Pointing to ex-football administrators who have left Singapore to work in higher-profile positions overseas, such as former FAS deputy director for development and planning Benjamin Tan, now the deputy chief executive of Premier League Thailand, and his successor Yazeen Buhari, who subsequently left to join the Asian Football Confederation, Ridzal said there are a lot of talented individuals who can help develop NSAs and make them more professional.

The key is in finding the right people who have the best interests of the sports at heart, he said. “For Singapore sport to be better, whoever is in management has got to think of the athletes first, and then the fans ... then you can build your product around it,” he noted.

A former FAS official agreed. When asked what the FAS needs to improve on, the official, who declined to be named, said: “I think associations must be honest, accountable and make decisions for the development and betterment of football in their countries. Officials or administrators should carry out their duties and responsibilities in good faith.

“They must also work at providing developmental pathways for those involved in the sport, such as footballers, referees and coaches, to achieve their sporting potential and realise their ambitions.”

According to SSF president Ben Tan, the sailing body has put in place a succession plan to ensure that the sport will have capable leaders to bring it forward. Former national sailors like Terence Koh, Tracey Tan and Chung Pei Ming were also recruited to join the NSA after their sailing careers had ended.

Politics and infighting should also play no part in sports, said Pennefather who described this as the “biggest challenge faced by NSAs”.

“What is the biggest challenge for many sports administrators is to put the interest of sport and the NSA at the forefront of everything instead of personal interest, rather than agendas that can only divide,” she said.

“Globally (in sports), there is politics too. But it’s not what sports should be about. The impact on the athletes is negative and that’s never good for the sport.”


Despite the many problems plaguing NSAs this year, SportSG chief executive officer Lim Teck Yin is keeping faith with the sports associations.
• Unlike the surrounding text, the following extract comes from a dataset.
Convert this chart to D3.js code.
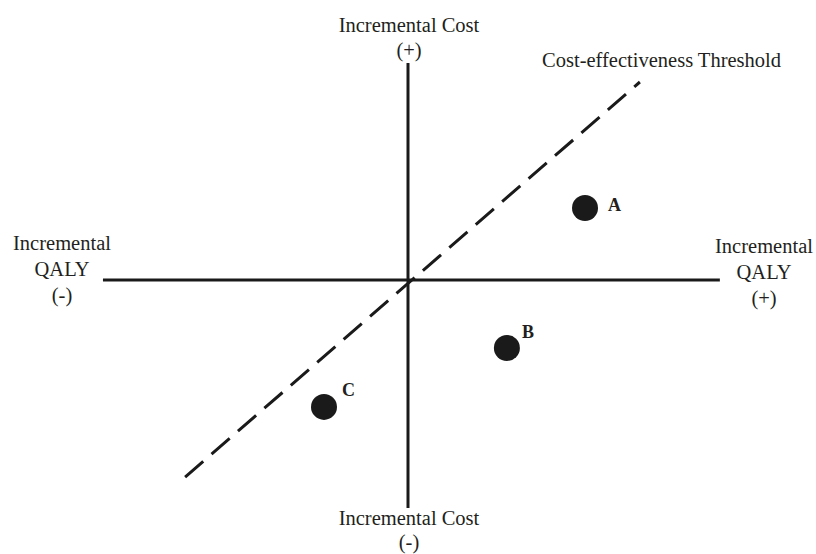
<!DOCTYPE html>
<html>
<head>
<meta charset="utf-8">
<script src="https://cdn.jsdelivr.net/npm/d3@7"></script>
<style>
  body { margin: 0; background: #fff; }
  svg text { font-family: "Liberation Serif", "Times New Roman", serif; fill: #231f20; }
</style>
</head>
<body>
<div id="chart"></div>
<script>
// cost-effectiveness plane, units are arbitrary (0,0 = comparator)
var xAxisExtent = [-9.84, 10.06];
var yAxisExtent = [-10.13, 9.64];

var pointNames = ["A", "B", "C"];
var pointQaly = [5.71, 3.19, -2.71];
var pointCost = [3.2, -3.02, -5.64];

var thresholdQaly = [-7.19, 7.48];
var thresholdCost = [-8.76, 8.8];

var width = 816, height = 554;

var x = d3.scaleLinear().domain([-10, 10]).range([98, 718]);
var y = d3.scaleLinear().domain([-10, 10]).range([505, 55]);

var svg = d3.select("#chart").append("svg")
    .attr("width", width)
    .attr("height", height);

// axes (plain crosshair, no ticks)
svg.append("line")
    .attr("x1", x(xAxisExtent[0])).attr("x2", x(xAxisExtent[1]))
    .attr("y1", y(0)).attr("y2", y(0))
    .attr("stroke", "#1a1a1a").attr("stroke-width", 3);

svg.append("line")
    .attr("x1", x(0)).attr("x2", x(0))
    .attr("y1", y(yAxisExtent[1])).attr("y2", y(yAxisExtent[0]))
    .attr("stroke", "#1a1a1a").attr("stroke-width", 3);

// threshold line, drawn bottom-left to top-right
var threshold = thresholdQaly.map(function(d, i) { return { q: d, c: thresholdCost[i] }; });
var line = d3.line()
    .x(function(d) { return x(d.q); })
    .y(function(d) { return y(d.c); });

svg.append("path")
    .datum(threshold)
    .attr("d", line)
    .attr("fill", "none")
    .attr("stroke", "#1a1a1a")
    .attr("stroke-width", 3)
    .attr("stroke-dasharray", "24,11");

// points
var points = pointNames.map(function(d, i) { return { name: d, q: pointQaly[i], c: pointCost[i] }; });

svg.selectAll(".dot")
    .data(points)
    .enter().append("circle")
    .attr("class", "dot")
    .attr("cx", function(d) { return x(d.q); })
    .attr("cy", function(d) { return y(d.c); })
    .attr("r", 13)
    .attr("fill", "#1a1a1a");

var labelOffset = { A: [23, 3], B: [15, -10], C: [18, -11] };
svg.selectAll(".dot-label")
    .data(points)
    .enter().append("text")
    .attr("class", "dot-label")
    .attr("x", function(d) { return x(d.q) + labelOffset[d.name][0]; })
    .attr("y", function(d) { return y(d.c) + labelOffset[d.name][1]; })
    .style("font-size", "18px")
    .style("font-weight", "bold")
    .text(function(d) { return d.name; });

// axis labels
function label(lines, cx, y0, dy) {
    var t = svg.append("text")
        .attr("text-anchor", "middle")
        .style("font-size", "20.5px");
    lines.forEach(function(s, i) {
        t.append("tspan").attr("x", cx).attr("y", y0 + i * dy).text(s);
    });
}

label(["Incremental Cost", "(+)"], 409, 32, 25);
label(["Incremental Cost", "(-)"], 409, 525, 24);
label(["Incremental", "QALY", "(-)"], 62, 250, 26);
label(["Incremental", "QALY", "(+)"], 764, 253, 26);

svg.append("text")
    .attr("x", 781)
    .attr("y", 67)
    .attr("text-anchor", "end")
    .style("font-size", "20.5px")
    .text("Cost-effectiveness Threshold");
</script>
</body>
</html>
“It is difficult to generalise across some incidents to suggest that NSAs as a group are poorly organised. That’s not a fair generalisation,” he told TODAY. “When you have NSAs that are well-run, that are functional and are producing good results, people laud the results of the athlete without recognising that behind the athlete is a village.

“Some of the public spats, and news around the NSAs facing difficulties should give everyone the impetus to resolve it quickly and decisively, and also recognise the important role they play as the sole representative of the sport in the country and of the people that play it.”

The key to making any sport work, said Lim, was to ensure that the NSA has a clear goal and direction, and for the NSA to work for the benefit of the sport. “Whether it is a small or large NSA, they have to have a clear sense of their goal, a clear aspiration that is well articulated, and exercise leadership that would rally stakeholders to work together.

“The capacity to inspire, encourage people to work together is the hallmark of a successful NSA.

“My own experience is that when corporates see an NSA that represents their best value and which they can associate with the corporate brand, they are ready to step up and say ‘I would like to help you’.

“Success begets success, success attracts good people to step up, serve and contribute.”